### GIVEN EXERCISE
Set down the listing below verbatim, but only from its first line through the line containing "const area = chart.chartArea;".

### STORED DATA

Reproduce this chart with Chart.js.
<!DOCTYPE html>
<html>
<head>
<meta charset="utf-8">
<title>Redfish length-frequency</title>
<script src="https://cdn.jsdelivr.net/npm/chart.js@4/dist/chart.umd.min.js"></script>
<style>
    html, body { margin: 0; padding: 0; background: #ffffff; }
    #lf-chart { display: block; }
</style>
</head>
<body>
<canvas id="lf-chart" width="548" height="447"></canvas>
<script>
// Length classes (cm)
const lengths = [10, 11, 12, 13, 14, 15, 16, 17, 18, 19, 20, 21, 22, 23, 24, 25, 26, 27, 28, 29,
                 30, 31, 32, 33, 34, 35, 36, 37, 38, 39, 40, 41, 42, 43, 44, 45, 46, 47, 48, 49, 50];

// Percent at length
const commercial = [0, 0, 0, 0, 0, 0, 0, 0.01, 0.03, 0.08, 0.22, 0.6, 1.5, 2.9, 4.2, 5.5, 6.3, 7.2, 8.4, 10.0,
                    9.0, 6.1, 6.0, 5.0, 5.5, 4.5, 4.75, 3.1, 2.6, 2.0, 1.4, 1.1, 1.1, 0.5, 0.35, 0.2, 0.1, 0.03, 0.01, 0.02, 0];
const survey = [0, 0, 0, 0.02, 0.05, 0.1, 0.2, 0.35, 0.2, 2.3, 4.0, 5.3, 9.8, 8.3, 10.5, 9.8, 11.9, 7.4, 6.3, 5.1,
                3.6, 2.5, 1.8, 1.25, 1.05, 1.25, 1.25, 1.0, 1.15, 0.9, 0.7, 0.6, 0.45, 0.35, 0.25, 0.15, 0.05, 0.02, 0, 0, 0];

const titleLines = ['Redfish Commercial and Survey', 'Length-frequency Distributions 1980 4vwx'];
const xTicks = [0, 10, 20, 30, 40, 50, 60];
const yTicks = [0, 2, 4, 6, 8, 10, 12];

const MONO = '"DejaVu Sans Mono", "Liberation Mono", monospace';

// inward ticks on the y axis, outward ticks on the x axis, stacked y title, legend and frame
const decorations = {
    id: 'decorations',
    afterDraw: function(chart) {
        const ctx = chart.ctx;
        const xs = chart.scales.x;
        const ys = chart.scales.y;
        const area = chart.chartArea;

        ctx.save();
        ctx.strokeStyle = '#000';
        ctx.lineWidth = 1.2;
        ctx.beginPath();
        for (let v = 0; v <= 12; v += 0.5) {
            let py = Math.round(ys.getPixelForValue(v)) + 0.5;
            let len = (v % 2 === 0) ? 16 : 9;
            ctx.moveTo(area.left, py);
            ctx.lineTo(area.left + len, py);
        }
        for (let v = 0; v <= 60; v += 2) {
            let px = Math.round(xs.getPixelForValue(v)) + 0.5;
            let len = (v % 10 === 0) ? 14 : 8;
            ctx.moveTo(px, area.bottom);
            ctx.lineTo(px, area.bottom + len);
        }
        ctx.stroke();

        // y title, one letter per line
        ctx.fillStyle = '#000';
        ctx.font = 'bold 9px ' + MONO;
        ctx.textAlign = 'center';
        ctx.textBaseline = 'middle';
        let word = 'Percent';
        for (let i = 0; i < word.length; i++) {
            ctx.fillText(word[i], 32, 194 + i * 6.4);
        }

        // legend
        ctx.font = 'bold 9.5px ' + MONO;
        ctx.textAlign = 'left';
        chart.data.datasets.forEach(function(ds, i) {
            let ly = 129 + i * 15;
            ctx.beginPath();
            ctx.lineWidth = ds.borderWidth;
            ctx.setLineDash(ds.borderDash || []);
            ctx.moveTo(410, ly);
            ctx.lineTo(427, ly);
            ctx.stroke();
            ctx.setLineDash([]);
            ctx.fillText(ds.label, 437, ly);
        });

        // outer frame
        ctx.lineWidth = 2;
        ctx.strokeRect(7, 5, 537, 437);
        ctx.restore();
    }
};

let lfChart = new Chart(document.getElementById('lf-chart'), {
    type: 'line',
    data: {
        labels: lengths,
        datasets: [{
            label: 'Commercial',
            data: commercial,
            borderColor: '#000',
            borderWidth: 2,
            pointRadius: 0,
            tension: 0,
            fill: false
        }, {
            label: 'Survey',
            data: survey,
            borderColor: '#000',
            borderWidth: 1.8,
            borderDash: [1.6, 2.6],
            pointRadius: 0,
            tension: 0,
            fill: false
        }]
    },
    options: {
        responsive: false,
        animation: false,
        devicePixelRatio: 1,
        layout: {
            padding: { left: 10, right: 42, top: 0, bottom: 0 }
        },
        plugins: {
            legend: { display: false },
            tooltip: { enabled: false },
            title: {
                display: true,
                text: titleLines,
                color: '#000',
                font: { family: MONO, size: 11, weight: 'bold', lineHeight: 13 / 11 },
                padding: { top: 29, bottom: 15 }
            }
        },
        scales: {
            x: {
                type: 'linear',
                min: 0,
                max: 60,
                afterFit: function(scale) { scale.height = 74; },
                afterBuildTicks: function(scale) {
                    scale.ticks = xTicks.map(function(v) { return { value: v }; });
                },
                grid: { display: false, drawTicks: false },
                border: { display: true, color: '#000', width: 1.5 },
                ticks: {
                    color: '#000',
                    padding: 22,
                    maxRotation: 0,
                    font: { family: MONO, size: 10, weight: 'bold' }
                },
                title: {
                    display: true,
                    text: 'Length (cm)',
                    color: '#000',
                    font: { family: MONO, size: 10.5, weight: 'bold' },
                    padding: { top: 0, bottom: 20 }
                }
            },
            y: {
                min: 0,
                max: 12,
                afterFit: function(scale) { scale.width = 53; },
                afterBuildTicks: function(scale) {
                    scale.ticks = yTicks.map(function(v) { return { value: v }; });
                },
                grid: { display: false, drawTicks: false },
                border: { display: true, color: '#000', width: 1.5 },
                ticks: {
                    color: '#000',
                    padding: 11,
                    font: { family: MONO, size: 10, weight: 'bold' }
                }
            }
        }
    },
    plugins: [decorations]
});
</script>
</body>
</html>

### FULL ANSWER
Reproduce this chart with Chart.js.
<!DOCTYPE html>
<html>
<head>
<meta charset="utf-8">
<title>Redfish length-frequency</title>
<script src="https://cdn.jsdelivr.net/npm/chart.js@4/dist/chart.umd.min.js"></script>
<style>
    html, body { margin: 0; padding: 0; background: #ffffff; }
    #lf-chart { display: block; }
</style>
</head>
<body>
<canvas id="lf-chart" width="548" height="447"></canvas>
<script>
// Length classes (cm)
const lengths = [10, 11, 12, 13, 14, 15, 16, 17, 18, 19, 20, 21, 22, 23, 24, 25, 26, 27, 28, 29,
                 30, 31, 32, 33, 34, 35, 36, 37, 38, 39, 40, 41, 42, 43, 44, 45, 46, 47, 48, 49, 50];

// Percent at length
const commercial = [0, 0, 0, 0, 0, 0, 0, 0.01, 0.03, 0.08, 0.22, 0.6, 1.5, 2.9, 4.2, 5.5, 6.3, 7.2, 8.4, 10.0,
                    9.0, 6.1, 6.0, 5.0, 5.5, 4.5, 4.75, 3.1, 2.6, 2.0, 1.4, 1.1, 1.1, 0.5, 0.35, 0.2, 0.1, 0.03, 0.01, 0.02, 0];
const survey = [0, 0, 0, 0.02, 0.05, 0.1, 0.2, 0.35, 0.2, 2.3, 4.0, 5.3, 9.8, 8.3, 10.5, 9.8, 11.9, 7.4, 6.3, 5.1,
                3.6, 2.5, 1.8, 1.25, 1.05, 1.25, 1.25, 1.0, 1.15, 0.9, 0.7, 0.6, 0.45, 0.35, 0.25, 0.15, 0.05, 0.02, 0, 0, 0];

const titleLines = ['Redfish Commercial and Survey', 'Length-frequency Distributions 1980 4vwx'];
const xTicks = [0, 10, 20, 30, 40, 50, 60];
const yTicks = [0, 2, 4, 6, 8, 10, 12];

const MONO = '"DejaVu Sans Mono", "Liberation Mono", monospace';

// inward ticks on the y axis, outward ticks on the x axis, stacked y title, legend and frame
const decorations = {
    id: 'decorations',
    afterDraw: function(chart) {
        const ctx = chart.ctx;
        const xs = chart.scales.x;
        const ys = chart.scales.y;
        const area = chart.chartArea;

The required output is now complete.